# DIRECTIONS:
Select the lines that hold the word "matplotlib" and copy each one.

# SOURCE EXCERPT:
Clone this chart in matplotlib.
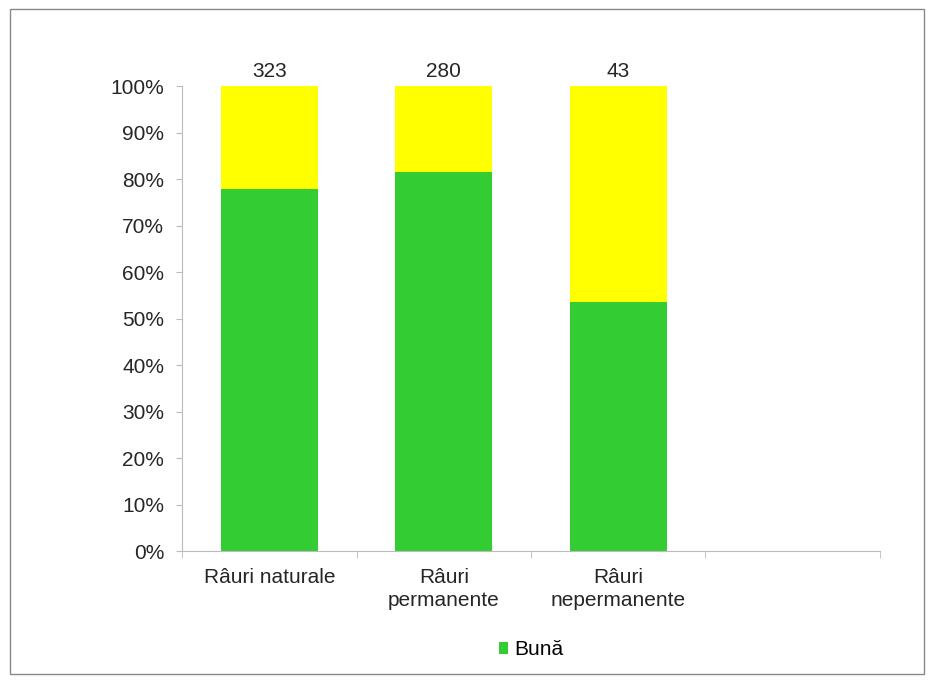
import matplotlib.pyplot as plt
from matplotlib.patches import Rectangle
from matplotlib.ticker import PercentFormatter

plt.rcParams['font.family'] = ['Liberation Sans', 'DejaVu Sans']

categories = ['Râuri naturale', 'Râuri\npermanente', 'Râuri\nnepermanente', '']
buna = [77.8, 81.5, 53.5]
totals = [323, 280, 43]
rest = [100 - v for v in buna]

fs = 15
txt = '#262626'

fig = plt.figure(figsize=(9.34, 6.84), dpi=100)
ax = fig.add_axes([0.195, 0.194, 0.747, 0.680])

x = list(range(len(buna)))
ax.bar(x, buna, width=0.556, color='#33cc33', label='Bună')
ax.bar(x, rest, width=0.556, bottom=buna, color='#ffff00')

for xi, t in zip(x, totals):
    ax.text(xi, 101.2, str(t), ha='center', va='bottom', fontsize=fs, color=txt)

ax.set_xlim(-0.5, 3.5)
ax.set_ylim(0, 100)
ax.set_yticks(range(0, 101, 10))
ax.yaxis.set_major_formatter(PercentFormatter(decimals=0))
ax.set_xticks([0, 1, 2, 3])
ax.set_xticklabels(categories, fontsize=fs, color=txt, linespacing=1.3)
ax.set_xticks([-0.5, 0.5, 1.5, 2.5, 3.5], minor=True)
ax.tick_params(axis='x', which='major', length=0, pad=12)
ax.tick_params(axis='x', which='minor', length=5, color='#bbbbbb')
ax.tick_params(axis='y', labelsize=fs, labelcolor=txt, length=4, color='#bbbbbb', pad=9)

for s in ['top', 'right']:
    ax.spines[s].set_visible(False)
ax.spines['left'].set_color('#bbbbbb')
ax.spines['bottom'].set_color('#bbbbbb')

ax.legend(loc='center', bbox_to_anchor=(0.5, -0.212), frameon=False, fontsize=fs,
          handlelength=0.45, handleheight=0.45, handletextpad=0.3)

fig.patches.append(Rectangle((0.011, 0.015), 0.978, 0.972, transform=fig.transFigure,
                             fill=False, edgecolor='#888888', linewidth=1))

fig.savefig('out.png', dpi=100)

# COMPLETED TASK:
Clone this chart in matplotlib.
import matplotlib.pyplot as plt
from matplotlib.patches import Rectangle
from matplotlib.ticker import PercentFormatter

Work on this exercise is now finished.